Part of 2. Questions to the Minister for Housing and Local Government – in the Senedd at 2:49 pm on 15 May 2019.
Dealing with the last point first, wouldn't it be lovely if that were an easy solution? But, of course, it isn't, because, if you put a time limit on it and there isn't a permanent home available, what is the local authority to do? We don't want people moved away from their communities in pursuit of something that would have, it seems to me, quite a lot of unintended consequences. The only actual way to deal with problem that the Member outlines, which is a real one, is to increase housing supply. The Member's heard me talking at great length today already about increasing that housing supply, using all of the levers in our control, but, more specifically, to get scale and pace into the building of social housing once more, which is the only permanent solution to that problem.

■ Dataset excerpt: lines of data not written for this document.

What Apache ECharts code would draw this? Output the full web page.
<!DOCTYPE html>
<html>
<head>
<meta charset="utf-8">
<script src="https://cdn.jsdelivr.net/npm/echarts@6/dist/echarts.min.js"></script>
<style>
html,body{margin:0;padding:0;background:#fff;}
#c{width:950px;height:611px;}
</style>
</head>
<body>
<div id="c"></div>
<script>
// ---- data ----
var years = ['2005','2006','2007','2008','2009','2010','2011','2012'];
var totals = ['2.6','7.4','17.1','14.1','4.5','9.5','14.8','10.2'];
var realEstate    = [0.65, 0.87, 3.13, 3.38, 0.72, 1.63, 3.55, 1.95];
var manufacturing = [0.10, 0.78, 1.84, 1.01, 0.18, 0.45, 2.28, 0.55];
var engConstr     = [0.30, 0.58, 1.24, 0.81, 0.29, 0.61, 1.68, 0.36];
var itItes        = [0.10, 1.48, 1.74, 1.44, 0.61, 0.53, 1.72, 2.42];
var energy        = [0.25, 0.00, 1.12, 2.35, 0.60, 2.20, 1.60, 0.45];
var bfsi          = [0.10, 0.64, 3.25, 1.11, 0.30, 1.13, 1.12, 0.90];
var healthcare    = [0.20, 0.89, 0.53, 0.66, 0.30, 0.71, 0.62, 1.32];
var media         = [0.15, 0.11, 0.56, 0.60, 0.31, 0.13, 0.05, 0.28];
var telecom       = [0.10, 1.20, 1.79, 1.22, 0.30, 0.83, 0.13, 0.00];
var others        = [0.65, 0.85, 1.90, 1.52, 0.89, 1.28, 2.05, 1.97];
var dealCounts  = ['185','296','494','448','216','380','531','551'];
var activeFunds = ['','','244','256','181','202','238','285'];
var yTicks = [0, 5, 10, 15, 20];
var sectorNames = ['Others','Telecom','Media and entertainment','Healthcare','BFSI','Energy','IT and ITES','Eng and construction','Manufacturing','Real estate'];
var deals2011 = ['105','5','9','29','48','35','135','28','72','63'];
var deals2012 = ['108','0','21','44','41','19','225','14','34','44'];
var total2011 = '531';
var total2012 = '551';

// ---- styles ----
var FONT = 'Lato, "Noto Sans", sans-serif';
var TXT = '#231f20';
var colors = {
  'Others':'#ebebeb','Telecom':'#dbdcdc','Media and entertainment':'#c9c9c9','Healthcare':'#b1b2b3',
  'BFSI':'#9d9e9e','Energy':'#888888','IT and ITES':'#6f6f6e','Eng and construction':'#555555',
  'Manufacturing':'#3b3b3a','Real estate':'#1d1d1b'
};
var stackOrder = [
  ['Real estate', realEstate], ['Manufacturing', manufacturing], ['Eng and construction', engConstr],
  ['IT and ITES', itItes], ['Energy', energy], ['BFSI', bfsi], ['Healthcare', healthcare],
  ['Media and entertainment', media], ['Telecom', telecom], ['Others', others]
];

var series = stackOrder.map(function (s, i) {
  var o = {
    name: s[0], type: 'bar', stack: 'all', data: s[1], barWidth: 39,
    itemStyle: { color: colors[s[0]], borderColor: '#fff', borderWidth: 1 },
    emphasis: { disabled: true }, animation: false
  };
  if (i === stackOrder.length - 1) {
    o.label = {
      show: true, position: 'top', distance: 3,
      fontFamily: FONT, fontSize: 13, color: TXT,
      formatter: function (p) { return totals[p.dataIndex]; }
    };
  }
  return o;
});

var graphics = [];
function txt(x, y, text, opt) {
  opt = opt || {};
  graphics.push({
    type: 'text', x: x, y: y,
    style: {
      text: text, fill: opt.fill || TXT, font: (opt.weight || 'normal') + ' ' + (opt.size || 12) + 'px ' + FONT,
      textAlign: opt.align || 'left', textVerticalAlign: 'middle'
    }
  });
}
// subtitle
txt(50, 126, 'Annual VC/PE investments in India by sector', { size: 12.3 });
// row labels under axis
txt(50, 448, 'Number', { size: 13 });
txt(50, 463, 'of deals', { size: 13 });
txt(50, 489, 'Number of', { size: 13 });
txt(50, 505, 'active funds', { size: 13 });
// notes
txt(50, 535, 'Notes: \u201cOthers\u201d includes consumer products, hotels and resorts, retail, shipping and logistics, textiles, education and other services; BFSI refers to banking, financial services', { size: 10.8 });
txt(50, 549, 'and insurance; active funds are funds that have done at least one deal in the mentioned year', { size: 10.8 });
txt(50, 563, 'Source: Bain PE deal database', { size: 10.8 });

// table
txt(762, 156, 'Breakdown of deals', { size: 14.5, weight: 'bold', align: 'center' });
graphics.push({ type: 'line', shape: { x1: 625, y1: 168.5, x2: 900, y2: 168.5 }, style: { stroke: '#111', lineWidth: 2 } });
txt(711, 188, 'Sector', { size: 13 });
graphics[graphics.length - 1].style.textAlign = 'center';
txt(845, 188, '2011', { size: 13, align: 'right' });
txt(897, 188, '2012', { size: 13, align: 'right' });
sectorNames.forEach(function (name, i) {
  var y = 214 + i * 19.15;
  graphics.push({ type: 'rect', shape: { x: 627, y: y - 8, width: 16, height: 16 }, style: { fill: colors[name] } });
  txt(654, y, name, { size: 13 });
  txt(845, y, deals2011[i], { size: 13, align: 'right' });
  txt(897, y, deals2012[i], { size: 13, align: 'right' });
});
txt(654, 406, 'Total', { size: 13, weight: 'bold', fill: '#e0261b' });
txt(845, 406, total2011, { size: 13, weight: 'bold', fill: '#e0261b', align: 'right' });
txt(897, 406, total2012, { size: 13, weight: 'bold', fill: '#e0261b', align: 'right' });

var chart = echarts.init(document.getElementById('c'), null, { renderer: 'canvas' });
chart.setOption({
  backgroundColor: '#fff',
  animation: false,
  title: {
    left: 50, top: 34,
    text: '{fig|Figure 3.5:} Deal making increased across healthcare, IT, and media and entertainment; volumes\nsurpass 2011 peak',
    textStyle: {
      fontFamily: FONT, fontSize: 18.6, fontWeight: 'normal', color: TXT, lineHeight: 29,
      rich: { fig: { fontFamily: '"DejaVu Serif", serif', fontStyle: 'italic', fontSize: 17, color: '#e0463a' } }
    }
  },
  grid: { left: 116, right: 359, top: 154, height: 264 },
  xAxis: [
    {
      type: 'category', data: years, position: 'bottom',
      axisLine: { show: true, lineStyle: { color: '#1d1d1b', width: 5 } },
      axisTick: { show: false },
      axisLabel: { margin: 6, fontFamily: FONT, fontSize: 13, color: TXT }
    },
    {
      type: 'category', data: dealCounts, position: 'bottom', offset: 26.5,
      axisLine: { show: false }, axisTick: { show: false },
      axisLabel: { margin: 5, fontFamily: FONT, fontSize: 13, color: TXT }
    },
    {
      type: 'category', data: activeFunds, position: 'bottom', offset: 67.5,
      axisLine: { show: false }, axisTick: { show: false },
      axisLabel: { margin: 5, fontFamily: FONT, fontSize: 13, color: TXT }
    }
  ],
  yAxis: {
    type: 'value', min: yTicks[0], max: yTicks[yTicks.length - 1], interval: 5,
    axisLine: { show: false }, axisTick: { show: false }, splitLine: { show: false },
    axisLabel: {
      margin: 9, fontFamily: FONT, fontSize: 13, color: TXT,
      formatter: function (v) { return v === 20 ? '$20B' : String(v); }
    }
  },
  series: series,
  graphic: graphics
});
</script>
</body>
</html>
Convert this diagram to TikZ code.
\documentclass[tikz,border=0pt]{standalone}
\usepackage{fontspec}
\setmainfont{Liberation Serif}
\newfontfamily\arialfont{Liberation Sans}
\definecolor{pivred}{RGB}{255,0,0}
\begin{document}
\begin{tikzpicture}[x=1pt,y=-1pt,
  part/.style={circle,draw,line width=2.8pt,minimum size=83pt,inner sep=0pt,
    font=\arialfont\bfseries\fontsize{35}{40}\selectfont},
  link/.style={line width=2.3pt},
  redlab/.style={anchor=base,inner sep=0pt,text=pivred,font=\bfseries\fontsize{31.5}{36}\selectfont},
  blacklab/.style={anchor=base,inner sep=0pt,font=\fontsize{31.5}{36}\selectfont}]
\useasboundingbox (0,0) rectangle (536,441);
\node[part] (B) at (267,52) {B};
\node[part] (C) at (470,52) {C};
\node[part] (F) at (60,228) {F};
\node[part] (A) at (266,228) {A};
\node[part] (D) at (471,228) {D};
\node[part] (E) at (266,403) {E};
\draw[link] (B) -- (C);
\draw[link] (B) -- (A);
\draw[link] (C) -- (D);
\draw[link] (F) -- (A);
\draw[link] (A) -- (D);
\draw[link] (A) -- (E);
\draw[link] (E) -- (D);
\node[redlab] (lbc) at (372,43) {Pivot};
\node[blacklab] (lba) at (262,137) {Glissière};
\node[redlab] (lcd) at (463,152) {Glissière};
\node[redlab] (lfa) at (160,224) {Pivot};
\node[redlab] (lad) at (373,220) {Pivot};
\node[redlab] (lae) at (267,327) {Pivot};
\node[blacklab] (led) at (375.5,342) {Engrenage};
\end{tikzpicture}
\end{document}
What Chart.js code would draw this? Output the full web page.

Mike Hedges suggested that there were some issues for private developers bringing housing forward, but what's really interesting is that if you look historically at the pattern of house building, more private house building has taken place in the years where the most social housing was built than in other eras as the market is forced to deal with the competition from the social house building. So, it's a really interesting counterintuitive spike, which I've been most interested to see, as it forces house builders to consider that theirs isn't the only game in town. So, we're really keen to get the market to move in that way, both by building the social housing and by getting developers to bring their plots into use.